Um den Lohn geprellt

Immer wieder werden diese Ukrainer von ihren Chefs sogar betrogen, bekommen etwa den letzten Monatslohn nicht ausbezahlt. Wehren könnten sie sich dagegen kaum, sagt Jacek Bialas von der Helsinki-Stiftung für Menschenrechte in Warschau. Dort sprechen immer wieder betrogene Ukrainer vor:
"Von uns erfahren sie dann, dass sie sich an die Polizei oder die Arbeitsinspektion wenden müssen - und was das für Folgen für sie hat. In der Regel verzichten sie dann auf eine Anzeige. Denn sie müssten Polen verlassen, weil sie ohne Genehmigung gearbeitet haben, und bekommen auch noch einen Stempel in den Pass, dass sie vorerst nicht wieder einreisen dürfen. Das bedeutet für sie einen langen Verdienstausfall, ein großes Problem."

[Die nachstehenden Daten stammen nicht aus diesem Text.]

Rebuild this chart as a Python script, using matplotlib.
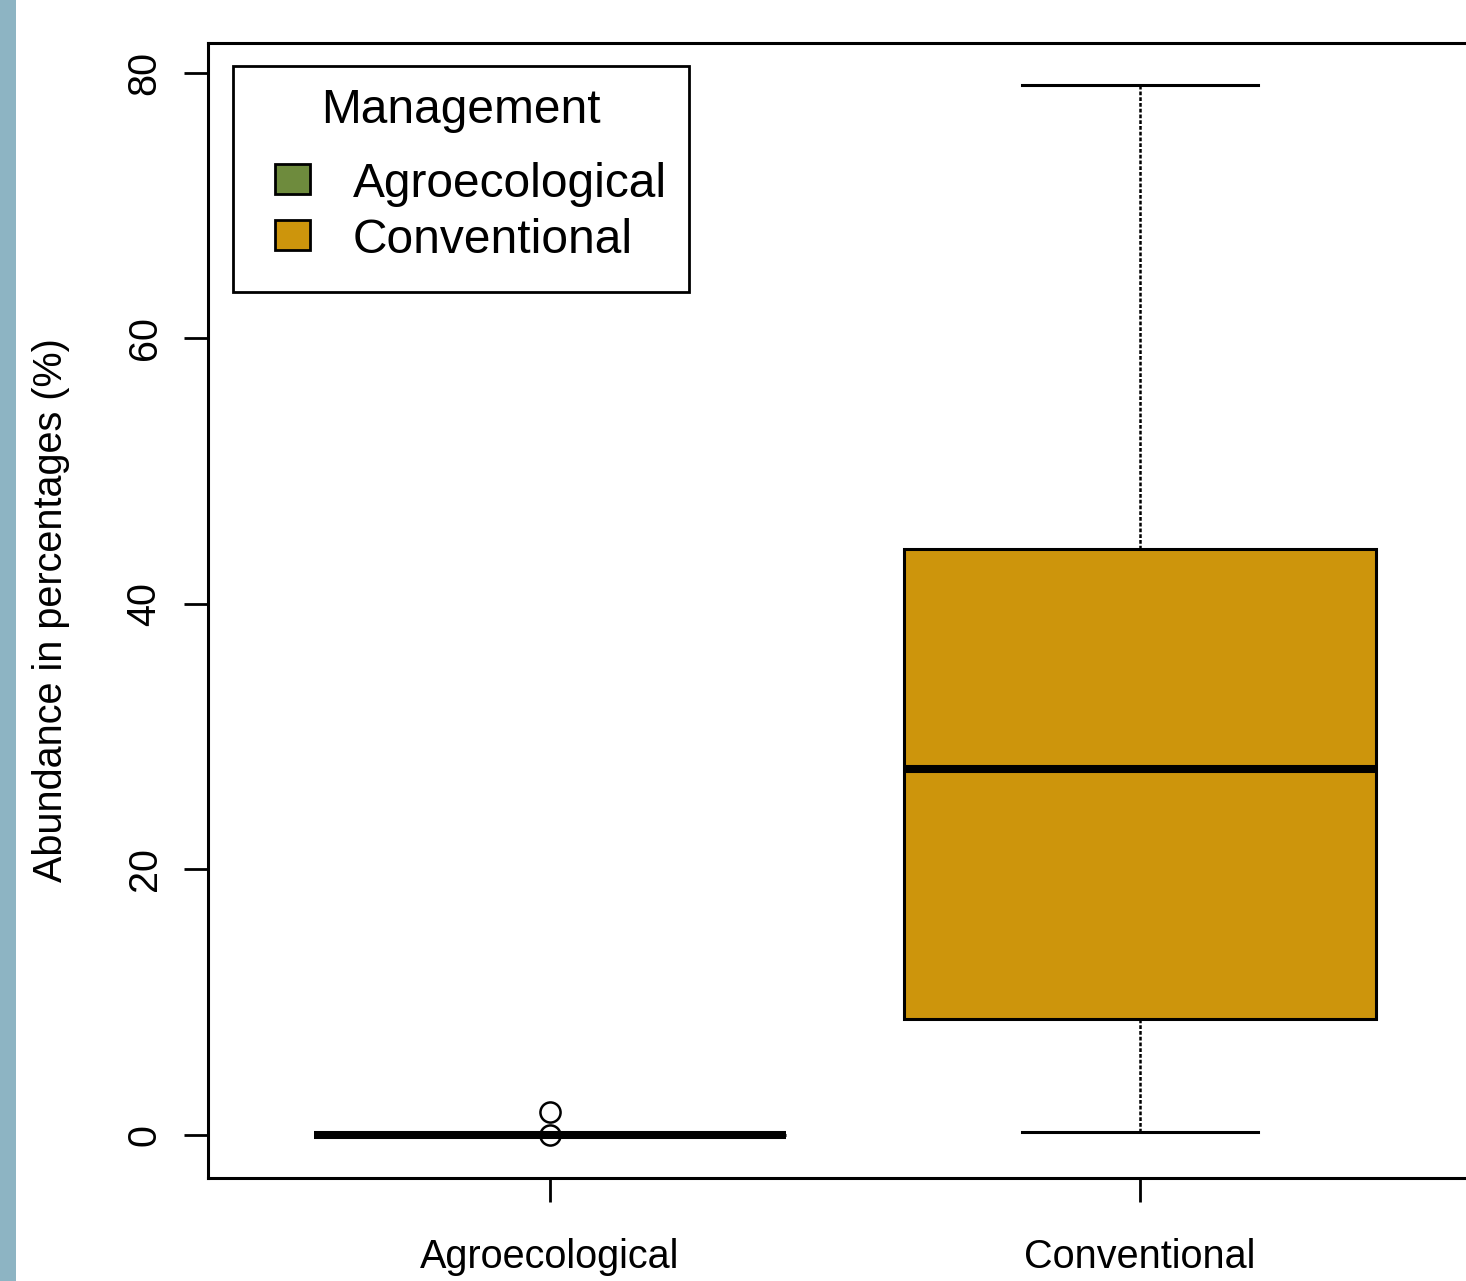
import numpy as np
import matplotlib.pyplot as plt
from matplotlib.patches import Rectangle

plt.rcParams['font.family'] = ['Liberation Sans', 'DejaVu Sans']

groups = ["Agroecological", "Conventional"]
colors = ["#6E8B3D", "#CD950C"]

# box statistics (percent)
whislo = [0.0, 0.25]
q1 = [0.0, 8.75]
med = [0.0, 27.6]
q3 = [0.0, 44.15]
whishi = [0.0, 79.1]
fliers = [[0.0, 1.75], []]

stats = []
for i in range(len(groups)):
    stats.append({"label": groups[i], "whislo": whislo[i], "q1": q1[i],
                  "med": med[i], "q3": q3[i], "whishi": whishi[i],
                  "fliers": fliers[i]})

W, H = 1466, 1281
fig = plt.figure(figsize=(W / 100, H / 100), dpi=100)


def fx(x):
    return x / W


def fy(y):
    # pixel row from top -> figure fraction
    return 1 - y / H


fig.patches.append(Rectangle((0, 0), 16 / W, 1, transform=fig.transFigure,
                             facecolor="#8db4c3", edgecolor="none", zorder=0))

ax = fig.add_axes([208 / W, 103 / H, 1274 / W, 1135 / H])

bp = ax.bxp(stats, positions=[1, 2], widths=0.8, patch_artist=True,
            boxprops=dict(linewidth=2.2, edgecolor="black"),
            medianprops=dict(color="black", linewidth=5.8, solid_capstyle="butt"),
            whiskerprops=dict(color="black", linewidth=1.8, linestyle=(0, (1.5, 0.8))),
            capprops=dict(color="black", linewidth=2.2),
            capwidths=0.4,
            flierprops=dict(marker="o", markersize=14.5, markerfacecolor="none",
                            markeredgecolor="black", markeredgewidth=1.8))
for patch, c in zip(bp["boxes"], colors):
    patch.set_facecolor(c)

ax.set_xlim(0.42, 2.58)
ax.set_ylim(-3.24, 82.26)
ax.set_yticks([0, 20, 40, 60, 80])
ax.set_xticks([1, 2])
ax.set_xticklabels(groups)

for s in ax.spines.values():
    s.set_linewidth(2.2)
ax.tick_params(axis="both", length=17, width=2.0, labelsize=28.5, direction="out")
ax.tick_params(axis="x", pad=26)
ax.tick_params(axis="y", pad=15)
for lab in ax.get_yticklabels():
    lab.set_rotation(90)
    lab.set_va("center")

ax.set_ylabel("Abundance in percentages (%)", fontsize=28.5, labelpad=40)

# legend drawn the way R places it
fig.patches.append(Rectangle((fx(233), fy(292)), fx(689) - fx(233), fy(66) - fy(292),
                             transform=fig.transFigure, facecolor="white",
                             edgecolor="black", linewidth=2.0, zorder=5))
fig.text(fx(461), fy(123), "Management", fontsize=34.5, ha="center",
         va="baseline", zorder=6)
key_tops = [164, 220]
key_base = [197, 253]
for i in range(len(groups)):
    fig.patches.append(Rectangle((fx(275), fy(key_tops[i] + 30)), fx(35), 30 / H,
                                 transform=fig.transFigure, facecolor=colors[i],
                                 edgecolor="black", linewidth=2.0, zorder=6))
    fig.text(fx(353), fy(key_base[i]), groups[i], fontsize=34.5, ha="left",
             va="baseline", zorder=6)

fig.savefig("out.png", dpi=100)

Mitarbeiter der polnischen Gewerkschaft OPZZ haben deshalb nun auch eine Gewerkschaft für die Ukrainer in Polen gegründet. Denn wenn die Einwanderer schwarz arbeiteten und damit die Löhne drückten, gefährde das den sozialen Frieden, meint Piotr Ostrowski, einer der Initiatoren der neuen Gewerkschaft:
"Solches Lohndumping führt dazu, dass letztendlich alle zu schlechteren Bedingungen arbeiten müssen. Das kann dann zu nationalen Spannungen führen, weil die Polen den Ukrainern vorwerfen, dass diese ihnen Arbeitsplätze wegnehmen."
Ostrowski fordert deshalb, dass auch die polnische Regierung etwas unternimmt. Sie sollte zumindest besser kontrollieren, wie die Ukrainer in Polen leben, meint er.